Discovery by Spain

The Burica Peninsula was noted by explorers who passed by sea in the 1500’s for its large population of indigenous, by Vasco Nunez de Balboa en 1513, and then explored more by Gaspar De Espinoza in 1520 for Spain. The Indigenous group “Doraces” occupied the area at that time, and where known for being warriors, a civilized people, with beautiful pottery and gold jewelry. Artifacts of this pottery are still found today in the area. The Doraces are descendants of the Nahuas (Mexico), Mayas (Guatemala) and Caribbean (Caribean Islands). Espinoza the Conquistador, and 150 soldiers entered land on the Burica peninsula and moved down the isthmus by land to establish authority in the Panama inland territory.


November 28, 1821 Panama became part of the “Grand Republic of Columbia”, which was a combination of Panama, Columbia, Venezuela and Ecuador, Independent from Spain. In 1898 Panama the Revolution army lead by Dr. Belisario Porras came from Nicaragua in three boats they entered Panama through Charco Azul, and the San Bartolo river. As the Manifesto of the Isthmus dated March 31, 1900 in Punta Burica says to: “Restore the Republic and liberate the Country” from here the Thousand day war began, bringing independence to Panama.

Coto War

12 of March 1910 the Porras-Anderson Convention was held between the neighbor countries of Panama and Costa Rica, to agree on their mutual border. A partial agreement was met and signed, and the disputed areas taken to the US Supreme Court to be decided. In 1914 the ruling came out that the valley of Sixaola on the Atlantic and also Coto on the Pacific was to belong to Costa Rica. The Convention was then rejected by Panama President Belsario Porras, and Panama remained in control of both places. Costa Rica invaded Coto with 100 armed men. The US was notified as the countries took up arms against each other. Tomas Armuelles was a decorated colonel from the Thousand Days War, Porras called on him to rescue the invaded lands from Costa Rica as Commander of the Forces. The battle was on March 2, 1921 and lasted a little over 2 hours, Costa Rica suffered 24 deaths, Panama 0. Armuelles died in a train accident two weeks later when a car full of ammunition derailed. The US Sent battleships to both Oceans to calm the situation and protect US interests in both Countries. The physical fighting stopped and the diplomatic dispute continued in courts with the United Nations. Puerto Armuelles was officially named after Colonel Armuelles in 1924. The Final boundaries between the countries were not agreed on until 1944, mediated by Chile.

Sugar & Bananas

The main industry of the area from 1916-1928 was Sugar Operated by the “Panama Sugar Company” from Utah. This shifted to Bananas as Henry Sterling Blair Started Operations in Puerto Armuelles. He had been managing operations in Bocas and moved attention to Armuelles because of the Panama Disease effecting Bananas on the Atlantic. 15 of July 1927 Don Rodolfo Chiari and Henry Stirling Blair Signed Agreements between Panama and the Chriqui Land Company detailing transportation infrastructure of the area to support the population in terms of the railway and the pier systems. The Company produced more than Bananas, it produced an enclave environment, providing a first class life style in the tropical jungle, maintaining high standards in hospitals and schools, and commissaries filled with goods from ports of call at low prices.

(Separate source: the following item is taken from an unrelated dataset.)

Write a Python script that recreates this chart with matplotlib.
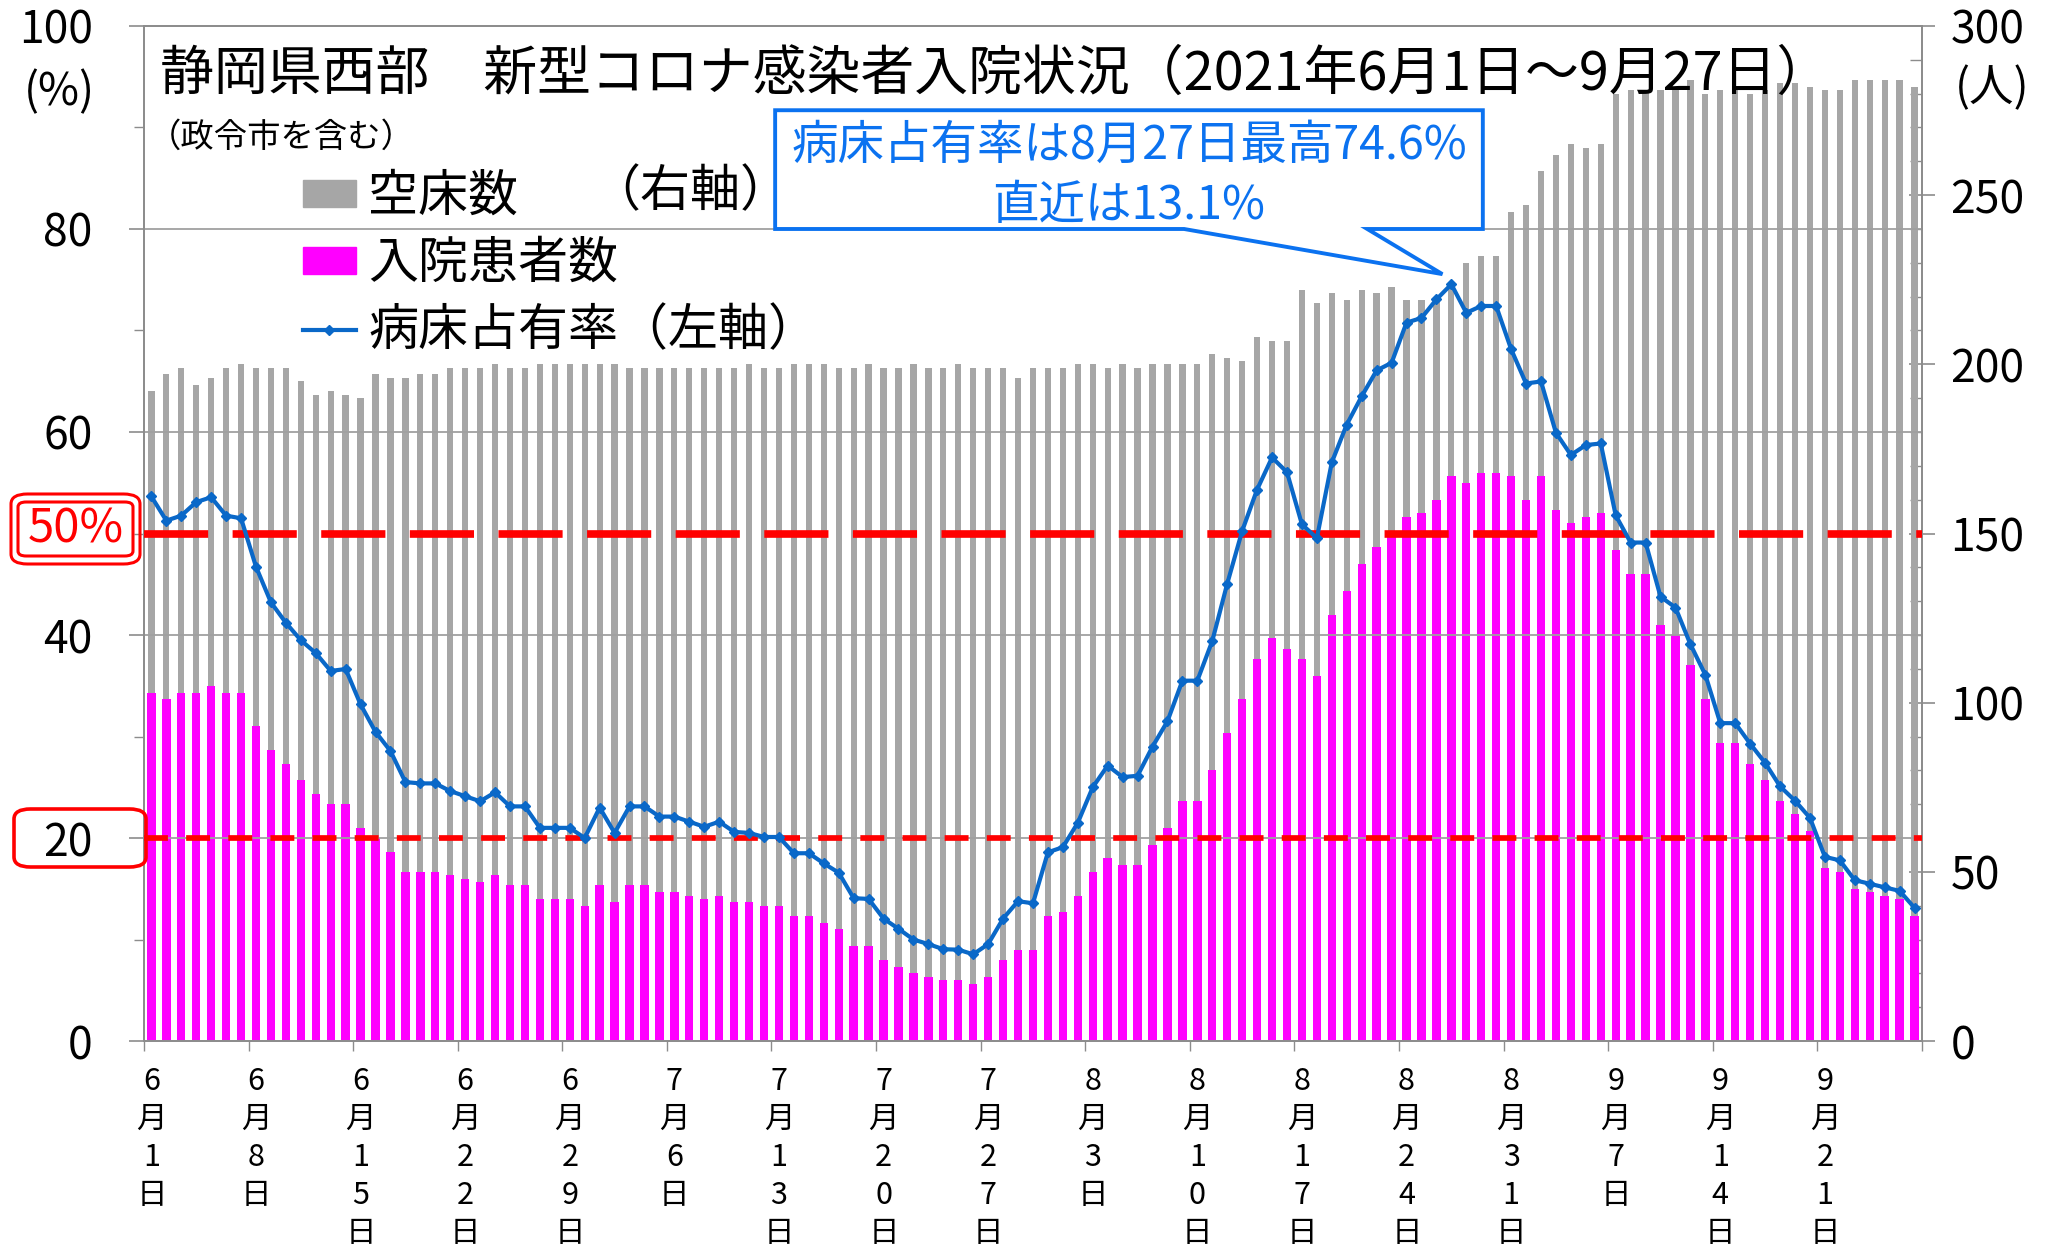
import numpy as np
import pandas as pd
import matplotlib
matplotlib.use("Agg")
import matplotlib.pyplot as plt
from matplotlib.patches import Polygon, FancyBboxPatch, Patch
from matplotlib.lines import Line2D

plt.rcParams['font.family'] = ['Noto Sans CJK JP', 'DejaVu Sans']

dates = pd.date_range('2021-06-01', '2021-09-27', freq='D')

# 確保病床数（入院患者数＋空床数）, 右軸
beds = [192, 197, 199, 194, 196, 199, 200, 199, 199, 199,
        195, 191, 192, 191, 190, 197, 196, 196, 197, 197,
        199, 199, 199, 200, 199, 199, 200, 200, 200, 200,
        200, 200, 199, 199, 199, 199, 199, 199, 199, 199,
        200, 199, 199, 200, 200, 200, 199, 199, 200, 199,
        199, 200, 199, 199, 200, 199, 199, 199, 196, 199,
        199, 199, 200, 200, 199, 200, 199, 200, 200, 200,
        200, 203, 202, 201, 208, 207, 207, 222, 218, 221,
        219, 222, 221, 223, 219, 219, 219, 224, 230, 232,
        232, 245, 247, 257, 262, 265, 264, 265, 280, 281,
        281, 281, 281, 284, 280, 281, 281, 280, 281, 283,
        283, 282, 281, 281, 284, 284, 284, 284, 282]

# 入院患者数, 右軸
patients = [103, 101, 103, 103, 105, 103, 103, 93, 86, 82,
            77, 73, 70, 70, 63, 60, 56, 50, 50, 50,
            49, 48, 47, 49, 46, 46, 42, 42, 42, 40,
            46, 41, 46, 46, 44, 44, 43, 42, 43, 41,
            41, 40, 40, 37, 37, 35, 33, 28, 28, 24,
            22, 20, 19, 18, 18, 17, 19, 24, 27, 27,
            37, 38, 43, 50, 54, 52, 52, 58, 63, 71,
            71, 80, 91, 101, 113, 119, 116, 113, 108, 126,
            133, 141, 146, 149, 155, 156, 160, 167, 165, 168,
            168, 167, 160, 167, 157, 153, 155, 156, 145, 138,
            138, 123, 120, 111, 101, 88, 88, 82, 77, 71,
            67, 62, 51, 50, 45, 44, 43, 42, 37]

beds = np.array(beds)
patients = np.array(patients)
empty = beds - patients
rate = patients / beds * 100

gray = '#a6a6a6'
magenta = '#ff00ff'
blue = '#0a68c8'
callout_blue = '#0b72f0'
red = '#ff0000'
axis_gray = '#8c8c8c'
fs_tick = 32

x = np.arange(len(dates))

fig = plt.figure(figsize=(20.53, 12.55), dpi=100)
ax = fig.add_axes([0.0701, 0.1705, 0.8661, 0.8088])
ax2 = ax.twinx()
ax.set_zorder(ax2.get_zorder() + 1)
ax.patch.set_visible(False)

# bars on right axis
ax2.bar(x, empty, bottom=patients, width=0.42, color=gray, zorder=2)
ax2.bar(x, patients, width=0.56, color=magenta, zorder=3)
ax2.set_ylim(0, 300)
ax2.set_yticks(np.arange(0, 301, 50))
ax2.set_yticks(np.arange(0, 301, 10), minor=True)
ax2.tick_params(axis='y', which='major', direction='inout', length=19,
                width=1.2, color=axis_gray, labelsize=fs_tick, pad=11)
ax2.tick_params(axis='y', which='minor', direction='in', length=9,
                width=1.0, color=axis_gray)

# occupancy line on left axis
ax.set_xlim(-0.5, len(x) - 0.5)
ax.set_ylim(0, 100)
ax.axhline(50, color=red, lw=5.5, ls=(0, (8.4, 3.2)), zorder=3)
ax.axhline(20, color=red, lw=4.1, ls=(0, (4.2, 3.2)), zorder=3)
ax.plot(x, rate, color=blue, lw=3, marker='D', ms=5, zorder=4)

ax.set_yticks(np.arange(0, 101, 20))
ax.set_yticks(np.arange(10, 100, 20), minor=True)
ax.tick_params(axis='y', which='major', direction='out', length=11,
               width=1.2, color=axis_gray, labelsize=fs_tick, pad=26)
ax.tick_params(axis='y', which='minor', direction='out', length=7,
               width=1.0, color=axis_gray)
ax.yaxis.grid(True, which='major', color='#a0a0a0', lw=1.3)

# x ticks at week boundaries, labels vertical
ax.set_xticks(np.arange(0, len(x) + 1, 7) - 0.5)
ax.set_xticklabels([])
ax.tick_params(axis='x', which='major', direction='out', length=7,
               width=1.0, color=axis_gray)
lab_pos = np.arange(0, len(x), 7)
ax.set_xticks(lab_pos, minor=True)
ax.set_xticklabels(['\n'.join(f"{dates[i].month}月{dates[i].day}日")
                    for i in lab_pos], minor=True, linespacing=1.29)
ax.tick_params(axis='x', which='minor', length=0, labelsize=22, pad=18)

for a in (ax, ax2):
    for sp in a.spines.values():
        sp.set_color(axis_gray)
        sp.set_linewidth(1.3)

# unit labels
fig.text(24 / 2053, 1 - 92 / 1255, '(%)', fontsize=fs_tick,
         ha='left', va='center')
fig.text(1955 / 2053, 1 - 88 / 1255, '(人)', fontsize=fs_tick,
         ha='left', va='center')

# 50% / 20% boxes on the left
outer = FancyBboxPatch((11 / 2053, 1 - 564 / 1255), 129 / 2053, 70 / 1255,
                       boxstyle='round,pad=0,rounding_size=0.008',
                       transform=fig.transFigure, fc='none', ec=red, lw=2.2)
inner = FancyBboxPatch((18 / 2053, 1 - 556 / 1255), 115 / 2053, 54 / 1255,
                       boxstyle='round,pad=0,rounding_size=0.004',
                       transform=fig.transFigure, fc='none', ec=red, lw=2.2)
box20 = FancyBboxPatch((14 / 2053, 1 - 867 / 1255), 132 / 2053, 58 / 1255,
                       boxstyle='round,pad=0,rounding_size=0.008',
                       transform=fig.transFigure, fc='none', ec=red, lw=2.6)
for p in (outer, inner, box20):
    fig.patches.append(p)
fig.text(76 / 2053, 1 - 529 / 1255, '50%', color=red, fontsize=34,
         ha='center', va='center')

# titles
ax.text(0.009, 0.9525, '静岡県西部　新型コロナ感染者入院状況（2021年6月1日～9月27日）',
        transform=ax.transAxes, fontsize=38.8, va='center', ha='left', zorder=6)
ax.text(0.002, 0.890, '（政令市を含む）', transform=ax.transAxes,
        fontsize=24, va='center', ha='left', zorder=6)

# legend
handles = [Patch(color=gray), Patch(color=magenta),
           Line2D([], [], color=blue, lw=3, marker='D', ms=5)]
leg = ax.legend(handles, ['空床数', '入院患者数', '病床占有率（左軸）'],
                loc='upper left', bbox_to_anchor=(0.0895, 0.857),
                fontsize=36, frameon=False, handlelength=1.05,
                handleheight=0.45, handletextpad=0.25, labelspacing=0.30,
                borderpad=0, borderaxespad=0)
leg.set_zorder(6)
ax.text(0.251, 0.836, '（右軸）', transform=ax.transAxes, fontsize=36,
        va='center', ha='left', zorder=6)

# callout
ip = int(np.argmax(rate))
tip = ax.transLimits.transform((ip - 0.6, rate[ip] + 1.0))
bx0, bx1, by0, by1 = 0.355, 0.753, 0.800, 0.917
wa, wb = 0.585, 0.688
callout = Polygon([(bx0, by1), (bx1, by1), (bx1, by0), (wb, by0), tuple(tip),
                   (wa, by0), (bx0, by0)], closed=True, transform=ax.transAxes,
                  fc='white', ec=callout_blue, lw=2.8, clip_on=False, zorder=7)
ax.add_patch(callout)
ax.text(0.554, 0.882, '病床占有率は8月27日最高74.6%', transform=ax.transAxes,
        color=callout_blue, fontsize=33.5, ha='center', va='center', zorder=8)
ax.text(0.554, 0.823, '直近は13.1%', transform=ax.transAxes,
        color=callout_blue, fontsize=33.5, ha='center', va='center', zorder=8)

fig.savefig('out.png', dpi=100)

The Company worked the lands in Armuelles for 82 years, leaving in 2009. The tensions were always there, as they always are when there is work to be done and compromise has to be made to move forward. Chiquita clearly had great success in their production, and so did the people of Armuelles. The town was a Gem, beautifully positioned against the pacific coastline and rich with the success of business, people were drawn to the place. Puerto held consulates from Latin America, often hosted visiting presidents from other countries, There was an international airport PanAm would fly to, Alamo car rental, movie theatre, golf tournaments, deep sea fishing, Puerto was the place to be for Christmas, with the best parties in the country. All of this has changed since Chiquita left, having the love and care of the company is greatly missed. And a new chapter in History will now be written…


  1. Joe Doyle

    As the great Bob Hope says,thanks for the memories. I appreciate the history lesson,especially that of Chiquita Bananas.

    1. admin (Post author)

      It’s been fun exploring the history of the area. I’m glad to know folks are enjoying reading ~ there will be lots more to come!